» **Stored items from a collection**

● ● ● ● ● ● ●

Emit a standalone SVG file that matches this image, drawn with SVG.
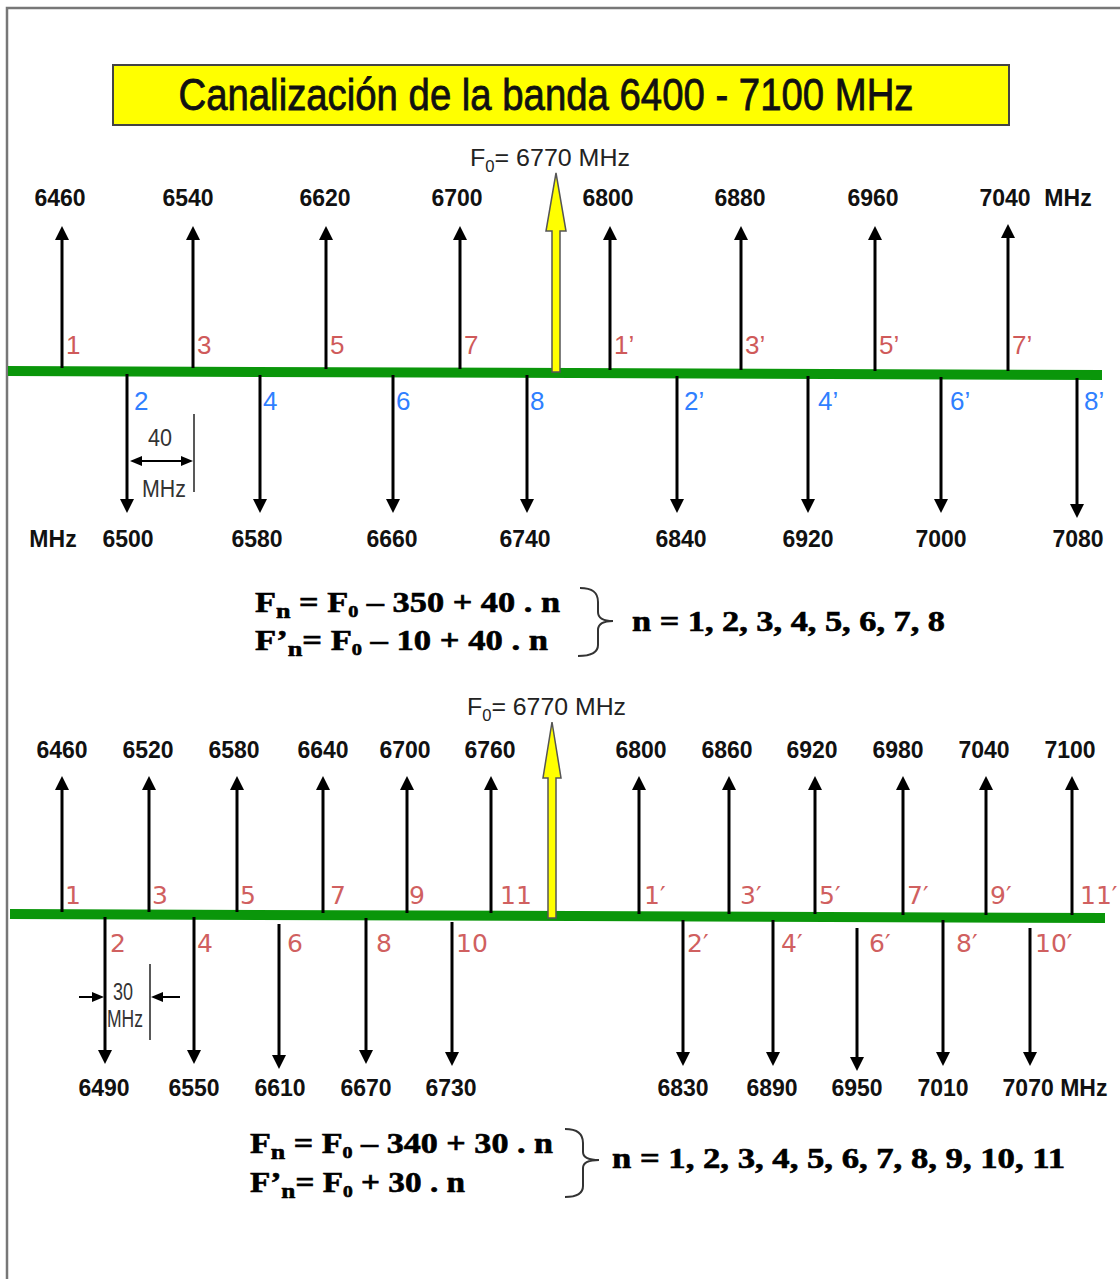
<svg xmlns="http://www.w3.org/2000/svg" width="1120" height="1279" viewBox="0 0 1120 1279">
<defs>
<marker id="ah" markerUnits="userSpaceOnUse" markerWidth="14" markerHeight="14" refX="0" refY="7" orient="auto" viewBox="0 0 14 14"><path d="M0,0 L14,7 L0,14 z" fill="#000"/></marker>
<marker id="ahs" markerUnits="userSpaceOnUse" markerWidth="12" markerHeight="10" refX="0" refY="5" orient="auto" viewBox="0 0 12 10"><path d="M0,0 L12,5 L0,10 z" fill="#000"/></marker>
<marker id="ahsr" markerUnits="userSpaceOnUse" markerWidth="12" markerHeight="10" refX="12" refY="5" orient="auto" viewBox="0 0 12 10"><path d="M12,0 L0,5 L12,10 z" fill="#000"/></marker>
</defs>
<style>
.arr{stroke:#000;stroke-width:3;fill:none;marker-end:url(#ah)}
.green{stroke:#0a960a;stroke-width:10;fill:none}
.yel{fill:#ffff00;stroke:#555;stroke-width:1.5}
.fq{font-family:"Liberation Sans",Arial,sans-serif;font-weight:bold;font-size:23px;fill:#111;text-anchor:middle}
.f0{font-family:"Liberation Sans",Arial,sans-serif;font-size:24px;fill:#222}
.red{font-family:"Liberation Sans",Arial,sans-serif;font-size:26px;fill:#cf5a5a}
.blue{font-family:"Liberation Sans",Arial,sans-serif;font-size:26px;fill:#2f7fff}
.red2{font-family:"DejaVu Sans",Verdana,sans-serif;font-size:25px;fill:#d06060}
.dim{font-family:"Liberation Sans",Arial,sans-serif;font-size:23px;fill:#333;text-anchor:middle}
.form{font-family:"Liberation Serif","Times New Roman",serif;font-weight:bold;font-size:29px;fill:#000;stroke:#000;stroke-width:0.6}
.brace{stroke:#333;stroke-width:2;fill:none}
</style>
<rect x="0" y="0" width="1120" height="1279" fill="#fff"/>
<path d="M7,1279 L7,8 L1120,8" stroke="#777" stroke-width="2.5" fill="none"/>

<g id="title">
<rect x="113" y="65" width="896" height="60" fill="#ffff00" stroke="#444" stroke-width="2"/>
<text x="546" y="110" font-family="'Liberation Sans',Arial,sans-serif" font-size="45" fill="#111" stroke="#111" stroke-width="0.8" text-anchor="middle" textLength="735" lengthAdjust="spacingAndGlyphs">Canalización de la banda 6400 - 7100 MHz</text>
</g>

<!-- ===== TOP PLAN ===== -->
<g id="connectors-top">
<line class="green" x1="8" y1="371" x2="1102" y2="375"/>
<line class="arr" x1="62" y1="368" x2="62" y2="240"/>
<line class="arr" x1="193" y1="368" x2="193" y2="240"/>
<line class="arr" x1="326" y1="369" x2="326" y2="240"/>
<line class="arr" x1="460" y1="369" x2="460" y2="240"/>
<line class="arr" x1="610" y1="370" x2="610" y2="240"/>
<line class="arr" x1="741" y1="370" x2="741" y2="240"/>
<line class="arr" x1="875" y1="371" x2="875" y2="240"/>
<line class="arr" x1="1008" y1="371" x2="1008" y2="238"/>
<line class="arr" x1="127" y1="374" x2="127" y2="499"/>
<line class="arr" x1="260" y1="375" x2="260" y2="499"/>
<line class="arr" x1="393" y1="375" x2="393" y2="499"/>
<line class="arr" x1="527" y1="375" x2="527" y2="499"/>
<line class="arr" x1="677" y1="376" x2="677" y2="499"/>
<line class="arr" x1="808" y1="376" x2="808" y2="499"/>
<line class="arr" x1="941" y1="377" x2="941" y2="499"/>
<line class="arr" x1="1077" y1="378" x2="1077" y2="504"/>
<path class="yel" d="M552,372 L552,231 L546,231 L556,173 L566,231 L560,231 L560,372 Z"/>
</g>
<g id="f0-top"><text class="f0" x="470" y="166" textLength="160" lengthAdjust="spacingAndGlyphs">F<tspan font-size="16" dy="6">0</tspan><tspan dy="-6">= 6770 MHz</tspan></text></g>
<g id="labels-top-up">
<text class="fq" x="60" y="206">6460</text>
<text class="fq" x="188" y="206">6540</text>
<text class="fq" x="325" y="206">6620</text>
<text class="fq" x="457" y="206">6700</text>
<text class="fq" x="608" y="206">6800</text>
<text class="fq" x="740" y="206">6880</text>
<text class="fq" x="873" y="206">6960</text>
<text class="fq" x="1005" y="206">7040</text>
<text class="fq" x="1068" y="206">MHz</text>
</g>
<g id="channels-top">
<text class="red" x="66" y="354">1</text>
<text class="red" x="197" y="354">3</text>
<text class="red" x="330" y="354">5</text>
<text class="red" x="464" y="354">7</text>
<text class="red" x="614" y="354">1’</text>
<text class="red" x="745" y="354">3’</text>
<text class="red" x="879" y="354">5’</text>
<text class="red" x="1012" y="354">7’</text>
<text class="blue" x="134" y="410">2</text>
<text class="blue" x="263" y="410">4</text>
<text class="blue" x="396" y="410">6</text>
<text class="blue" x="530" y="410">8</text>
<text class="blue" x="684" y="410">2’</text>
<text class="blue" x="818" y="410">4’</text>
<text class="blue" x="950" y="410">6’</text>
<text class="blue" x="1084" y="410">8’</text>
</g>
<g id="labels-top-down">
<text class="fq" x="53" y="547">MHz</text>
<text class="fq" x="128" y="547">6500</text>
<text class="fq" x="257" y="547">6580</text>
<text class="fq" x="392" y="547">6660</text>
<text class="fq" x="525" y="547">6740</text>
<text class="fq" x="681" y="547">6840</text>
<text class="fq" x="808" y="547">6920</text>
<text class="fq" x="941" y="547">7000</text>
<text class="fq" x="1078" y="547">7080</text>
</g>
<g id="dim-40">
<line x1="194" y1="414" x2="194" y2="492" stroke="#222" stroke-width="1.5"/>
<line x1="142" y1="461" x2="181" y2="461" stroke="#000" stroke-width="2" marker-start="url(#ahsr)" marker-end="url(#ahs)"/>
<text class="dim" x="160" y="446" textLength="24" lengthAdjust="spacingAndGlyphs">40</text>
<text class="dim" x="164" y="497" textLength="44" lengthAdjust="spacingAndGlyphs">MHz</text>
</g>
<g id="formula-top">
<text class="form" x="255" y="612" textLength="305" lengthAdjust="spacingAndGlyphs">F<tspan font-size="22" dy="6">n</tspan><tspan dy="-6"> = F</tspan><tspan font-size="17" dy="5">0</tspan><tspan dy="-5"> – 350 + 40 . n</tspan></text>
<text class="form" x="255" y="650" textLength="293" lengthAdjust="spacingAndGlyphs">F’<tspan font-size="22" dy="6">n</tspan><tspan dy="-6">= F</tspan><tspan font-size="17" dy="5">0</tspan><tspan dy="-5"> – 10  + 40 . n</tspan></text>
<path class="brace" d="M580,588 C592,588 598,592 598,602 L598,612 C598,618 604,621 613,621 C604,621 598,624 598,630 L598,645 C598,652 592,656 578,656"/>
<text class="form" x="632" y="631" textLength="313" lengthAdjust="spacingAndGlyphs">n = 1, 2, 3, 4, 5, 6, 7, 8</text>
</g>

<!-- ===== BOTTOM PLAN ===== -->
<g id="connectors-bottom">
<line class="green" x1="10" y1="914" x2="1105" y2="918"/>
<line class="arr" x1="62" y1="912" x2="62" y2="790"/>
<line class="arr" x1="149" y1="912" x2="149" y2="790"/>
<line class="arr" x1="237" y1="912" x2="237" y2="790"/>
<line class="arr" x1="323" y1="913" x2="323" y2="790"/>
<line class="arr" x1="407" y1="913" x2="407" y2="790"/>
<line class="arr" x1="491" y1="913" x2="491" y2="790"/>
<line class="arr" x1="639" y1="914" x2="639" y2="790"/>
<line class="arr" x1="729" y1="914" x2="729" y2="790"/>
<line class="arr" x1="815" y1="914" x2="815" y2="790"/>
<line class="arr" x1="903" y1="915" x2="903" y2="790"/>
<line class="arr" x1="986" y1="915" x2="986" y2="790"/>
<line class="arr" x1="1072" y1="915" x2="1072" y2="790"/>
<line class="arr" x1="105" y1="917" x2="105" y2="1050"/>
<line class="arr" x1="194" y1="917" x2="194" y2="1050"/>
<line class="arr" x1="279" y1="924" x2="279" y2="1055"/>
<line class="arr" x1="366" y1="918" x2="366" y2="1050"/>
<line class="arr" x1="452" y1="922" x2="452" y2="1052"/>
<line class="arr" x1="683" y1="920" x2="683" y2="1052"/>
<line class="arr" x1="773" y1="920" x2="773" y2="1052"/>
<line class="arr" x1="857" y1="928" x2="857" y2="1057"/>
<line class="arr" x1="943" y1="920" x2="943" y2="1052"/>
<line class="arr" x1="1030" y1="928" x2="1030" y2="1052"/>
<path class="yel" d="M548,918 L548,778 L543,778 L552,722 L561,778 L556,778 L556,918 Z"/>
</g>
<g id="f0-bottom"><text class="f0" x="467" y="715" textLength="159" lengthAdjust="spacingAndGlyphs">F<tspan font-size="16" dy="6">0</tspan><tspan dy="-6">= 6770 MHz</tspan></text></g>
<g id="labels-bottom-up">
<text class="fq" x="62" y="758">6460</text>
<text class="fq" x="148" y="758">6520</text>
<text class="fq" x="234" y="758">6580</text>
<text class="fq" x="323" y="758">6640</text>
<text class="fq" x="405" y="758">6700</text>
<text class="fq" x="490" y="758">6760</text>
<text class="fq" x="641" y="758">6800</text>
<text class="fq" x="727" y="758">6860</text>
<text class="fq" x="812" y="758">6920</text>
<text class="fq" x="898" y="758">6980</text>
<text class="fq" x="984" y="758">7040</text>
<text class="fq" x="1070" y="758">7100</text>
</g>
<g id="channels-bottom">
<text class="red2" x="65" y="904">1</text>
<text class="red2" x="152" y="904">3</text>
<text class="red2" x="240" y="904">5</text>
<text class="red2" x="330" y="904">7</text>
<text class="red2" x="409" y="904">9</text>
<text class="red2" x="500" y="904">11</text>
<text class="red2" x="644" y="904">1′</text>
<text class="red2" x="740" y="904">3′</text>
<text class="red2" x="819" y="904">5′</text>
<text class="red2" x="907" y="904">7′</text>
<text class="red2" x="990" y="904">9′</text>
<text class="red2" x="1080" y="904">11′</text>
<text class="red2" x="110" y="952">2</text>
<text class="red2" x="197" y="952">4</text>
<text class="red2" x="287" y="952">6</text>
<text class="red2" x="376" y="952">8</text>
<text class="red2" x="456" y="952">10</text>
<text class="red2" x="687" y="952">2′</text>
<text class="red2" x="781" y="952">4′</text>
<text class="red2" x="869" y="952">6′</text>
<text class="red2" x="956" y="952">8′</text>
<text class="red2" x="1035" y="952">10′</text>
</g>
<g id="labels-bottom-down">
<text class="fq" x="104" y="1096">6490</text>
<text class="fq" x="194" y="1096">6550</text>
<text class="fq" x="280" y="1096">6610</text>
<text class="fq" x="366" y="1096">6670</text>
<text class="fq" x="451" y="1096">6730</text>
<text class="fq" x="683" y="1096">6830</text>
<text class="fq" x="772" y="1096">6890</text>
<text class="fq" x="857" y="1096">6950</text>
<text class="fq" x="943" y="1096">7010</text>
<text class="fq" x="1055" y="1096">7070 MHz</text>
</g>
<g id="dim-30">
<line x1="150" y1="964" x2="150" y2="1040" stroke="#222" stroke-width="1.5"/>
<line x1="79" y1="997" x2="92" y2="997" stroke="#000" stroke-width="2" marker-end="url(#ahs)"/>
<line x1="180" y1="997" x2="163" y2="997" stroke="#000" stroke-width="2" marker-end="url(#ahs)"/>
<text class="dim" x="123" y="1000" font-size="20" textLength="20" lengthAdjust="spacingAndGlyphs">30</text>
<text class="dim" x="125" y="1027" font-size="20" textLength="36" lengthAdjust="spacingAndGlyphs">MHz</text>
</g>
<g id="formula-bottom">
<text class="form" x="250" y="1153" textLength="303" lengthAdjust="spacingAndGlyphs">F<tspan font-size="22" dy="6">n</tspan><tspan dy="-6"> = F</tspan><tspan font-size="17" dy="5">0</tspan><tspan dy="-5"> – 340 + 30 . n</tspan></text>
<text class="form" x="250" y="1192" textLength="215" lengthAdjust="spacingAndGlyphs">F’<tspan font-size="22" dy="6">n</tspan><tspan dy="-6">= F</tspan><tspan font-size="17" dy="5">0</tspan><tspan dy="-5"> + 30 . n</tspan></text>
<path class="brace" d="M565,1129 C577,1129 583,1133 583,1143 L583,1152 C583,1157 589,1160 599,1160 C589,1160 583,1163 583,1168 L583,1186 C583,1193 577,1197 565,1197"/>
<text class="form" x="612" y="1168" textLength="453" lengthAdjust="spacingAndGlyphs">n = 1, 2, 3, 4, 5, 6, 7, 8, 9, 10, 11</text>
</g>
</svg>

● ● ● ● ● ● ●

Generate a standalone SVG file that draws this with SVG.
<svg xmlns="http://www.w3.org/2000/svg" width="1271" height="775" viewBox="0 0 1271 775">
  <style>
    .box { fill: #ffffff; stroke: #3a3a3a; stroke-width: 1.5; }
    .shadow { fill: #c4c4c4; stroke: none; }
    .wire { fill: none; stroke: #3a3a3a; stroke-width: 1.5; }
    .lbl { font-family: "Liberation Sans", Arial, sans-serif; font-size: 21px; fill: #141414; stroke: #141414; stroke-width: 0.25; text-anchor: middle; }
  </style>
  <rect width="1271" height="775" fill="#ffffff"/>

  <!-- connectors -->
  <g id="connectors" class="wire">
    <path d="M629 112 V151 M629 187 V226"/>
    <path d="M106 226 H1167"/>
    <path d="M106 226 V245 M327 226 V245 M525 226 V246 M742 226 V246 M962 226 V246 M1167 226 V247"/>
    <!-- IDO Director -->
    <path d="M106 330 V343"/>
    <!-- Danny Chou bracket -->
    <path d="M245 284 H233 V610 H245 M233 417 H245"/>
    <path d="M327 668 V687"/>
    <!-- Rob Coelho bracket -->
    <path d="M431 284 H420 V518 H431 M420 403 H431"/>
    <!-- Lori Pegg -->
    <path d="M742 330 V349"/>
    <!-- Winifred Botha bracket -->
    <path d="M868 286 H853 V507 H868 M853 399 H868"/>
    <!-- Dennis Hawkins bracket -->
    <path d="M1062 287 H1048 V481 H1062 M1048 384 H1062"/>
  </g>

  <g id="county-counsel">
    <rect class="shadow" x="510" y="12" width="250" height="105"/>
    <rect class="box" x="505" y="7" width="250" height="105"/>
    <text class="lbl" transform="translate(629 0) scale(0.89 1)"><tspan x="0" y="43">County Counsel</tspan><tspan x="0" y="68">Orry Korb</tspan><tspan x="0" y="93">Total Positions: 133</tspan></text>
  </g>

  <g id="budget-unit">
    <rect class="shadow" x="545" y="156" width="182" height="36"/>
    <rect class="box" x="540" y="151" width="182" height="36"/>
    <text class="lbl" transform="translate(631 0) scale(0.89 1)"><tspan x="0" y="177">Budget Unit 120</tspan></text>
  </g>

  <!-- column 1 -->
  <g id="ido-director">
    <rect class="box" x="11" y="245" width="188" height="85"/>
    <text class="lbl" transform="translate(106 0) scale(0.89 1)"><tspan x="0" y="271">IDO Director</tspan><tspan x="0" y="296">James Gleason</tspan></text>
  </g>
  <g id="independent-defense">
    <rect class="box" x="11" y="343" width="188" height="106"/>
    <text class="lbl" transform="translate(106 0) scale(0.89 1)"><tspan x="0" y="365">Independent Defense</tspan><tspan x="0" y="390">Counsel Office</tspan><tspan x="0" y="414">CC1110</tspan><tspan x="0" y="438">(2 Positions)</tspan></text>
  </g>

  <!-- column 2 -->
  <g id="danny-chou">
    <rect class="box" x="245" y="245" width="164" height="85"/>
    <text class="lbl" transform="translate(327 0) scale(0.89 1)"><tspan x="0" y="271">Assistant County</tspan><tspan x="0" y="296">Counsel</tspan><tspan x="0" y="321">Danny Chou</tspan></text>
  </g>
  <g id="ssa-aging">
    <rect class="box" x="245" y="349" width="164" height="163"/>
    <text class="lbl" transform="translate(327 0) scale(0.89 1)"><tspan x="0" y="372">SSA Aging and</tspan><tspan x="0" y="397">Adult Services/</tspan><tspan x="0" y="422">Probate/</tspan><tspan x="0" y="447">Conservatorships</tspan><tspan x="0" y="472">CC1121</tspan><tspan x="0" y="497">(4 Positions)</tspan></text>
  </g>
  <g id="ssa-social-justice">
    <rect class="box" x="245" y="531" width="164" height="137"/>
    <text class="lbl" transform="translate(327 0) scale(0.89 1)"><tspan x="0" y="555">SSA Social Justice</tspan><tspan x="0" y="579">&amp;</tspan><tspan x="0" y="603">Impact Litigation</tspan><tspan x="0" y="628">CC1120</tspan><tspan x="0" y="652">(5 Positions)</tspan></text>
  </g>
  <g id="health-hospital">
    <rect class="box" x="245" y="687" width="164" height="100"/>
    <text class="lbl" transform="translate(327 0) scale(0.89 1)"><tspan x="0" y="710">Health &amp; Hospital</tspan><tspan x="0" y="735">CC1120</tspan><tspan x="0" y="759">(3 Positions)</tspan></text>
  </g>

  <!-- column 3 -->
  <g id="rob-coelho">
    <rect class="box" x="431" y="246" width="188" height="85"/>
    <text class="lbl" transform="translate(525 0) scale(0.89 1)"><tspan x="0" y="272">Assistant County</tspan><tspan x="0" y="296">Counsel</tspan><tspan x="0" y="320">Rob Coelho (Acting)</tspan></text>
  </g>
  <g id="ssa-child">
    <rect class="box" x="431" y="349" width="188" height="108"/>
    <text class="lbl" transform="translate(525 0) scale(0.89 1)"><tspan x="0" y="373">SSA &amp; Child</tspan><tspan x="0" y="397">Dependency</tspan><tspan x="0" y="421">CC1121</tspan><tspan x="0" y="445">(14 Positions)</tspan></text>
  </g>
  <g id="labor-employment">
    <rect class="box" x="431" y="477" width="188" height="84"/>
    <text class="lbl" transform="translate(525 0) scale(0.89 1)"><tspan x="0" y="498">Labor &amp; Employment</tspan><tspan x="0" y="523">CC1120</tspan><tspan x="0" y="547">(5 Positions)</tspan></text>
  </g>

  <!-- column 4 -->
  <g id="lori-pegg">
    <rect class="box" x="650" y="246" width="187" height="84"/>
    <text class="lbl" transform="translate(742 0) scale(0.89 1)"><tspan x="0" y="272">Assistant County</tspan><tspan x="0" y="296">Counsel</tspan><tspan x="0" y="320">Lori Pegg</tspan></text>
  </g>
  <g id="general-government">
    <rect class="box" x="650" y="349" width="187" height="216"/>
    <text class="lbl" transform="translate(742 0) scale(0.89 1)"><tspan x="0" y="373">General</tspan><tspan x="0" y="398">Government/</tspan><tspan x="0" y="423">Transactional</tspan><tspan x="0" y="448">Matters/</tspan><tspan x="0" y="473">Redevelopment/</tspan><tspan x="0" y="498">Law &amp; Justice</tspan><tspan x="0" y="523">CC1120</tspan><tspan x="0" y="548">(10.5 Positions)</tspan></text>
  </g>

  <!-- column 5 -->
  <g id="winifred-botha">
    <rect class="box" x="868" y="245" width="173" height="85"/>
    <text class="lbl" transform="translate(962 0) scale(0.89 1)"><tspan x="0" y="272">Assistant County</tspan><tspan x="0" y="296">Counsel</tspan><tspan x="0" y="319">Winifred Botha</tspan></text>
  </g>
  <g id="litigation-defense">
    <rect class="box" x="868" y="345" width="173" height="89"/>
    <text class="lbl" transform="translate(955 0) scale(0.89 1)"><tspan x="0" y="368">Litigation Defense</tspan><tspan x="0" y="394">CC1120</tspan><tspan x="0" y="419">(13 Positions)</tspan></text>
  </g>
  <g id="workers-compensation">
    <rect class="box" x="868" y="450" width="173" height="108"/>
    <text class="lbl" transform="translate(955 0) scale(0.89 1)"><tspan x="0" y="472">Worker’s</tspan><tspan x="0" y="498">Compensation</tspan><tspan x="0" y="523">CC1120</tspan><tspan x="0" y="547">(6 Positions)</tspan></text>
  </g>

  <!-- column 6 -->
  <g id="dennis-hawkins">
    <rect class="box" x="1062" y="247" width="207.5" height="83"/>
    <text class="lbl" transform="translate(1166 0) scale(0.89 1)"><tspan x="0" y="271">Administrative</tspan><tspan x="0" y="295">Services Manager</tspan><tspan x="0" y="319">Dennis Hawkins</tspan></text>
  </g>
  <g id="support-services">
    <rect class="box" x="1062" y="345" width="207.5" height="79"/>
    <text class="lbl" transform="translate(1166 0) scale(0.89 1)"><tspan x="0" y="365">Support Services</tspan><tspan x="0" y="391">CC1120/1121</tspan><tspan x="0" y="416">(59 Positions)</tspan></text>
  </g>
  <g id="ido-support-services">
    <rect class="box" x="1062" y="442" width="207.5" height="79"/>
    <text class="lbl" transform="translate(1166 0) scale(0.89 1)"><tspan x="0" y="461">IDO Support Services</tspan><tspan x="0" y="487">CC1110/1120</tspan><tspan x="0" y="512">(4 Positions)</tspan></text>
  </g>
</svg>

● ● ● ● ● ● ●

» **Request**
Look through the entries above. Extract each line with the word "this".

» **Full solution**
Emit a standalone SVG file that matches this image, drawn with SVG.
Generate a standalone SVG file that draws this with SVG.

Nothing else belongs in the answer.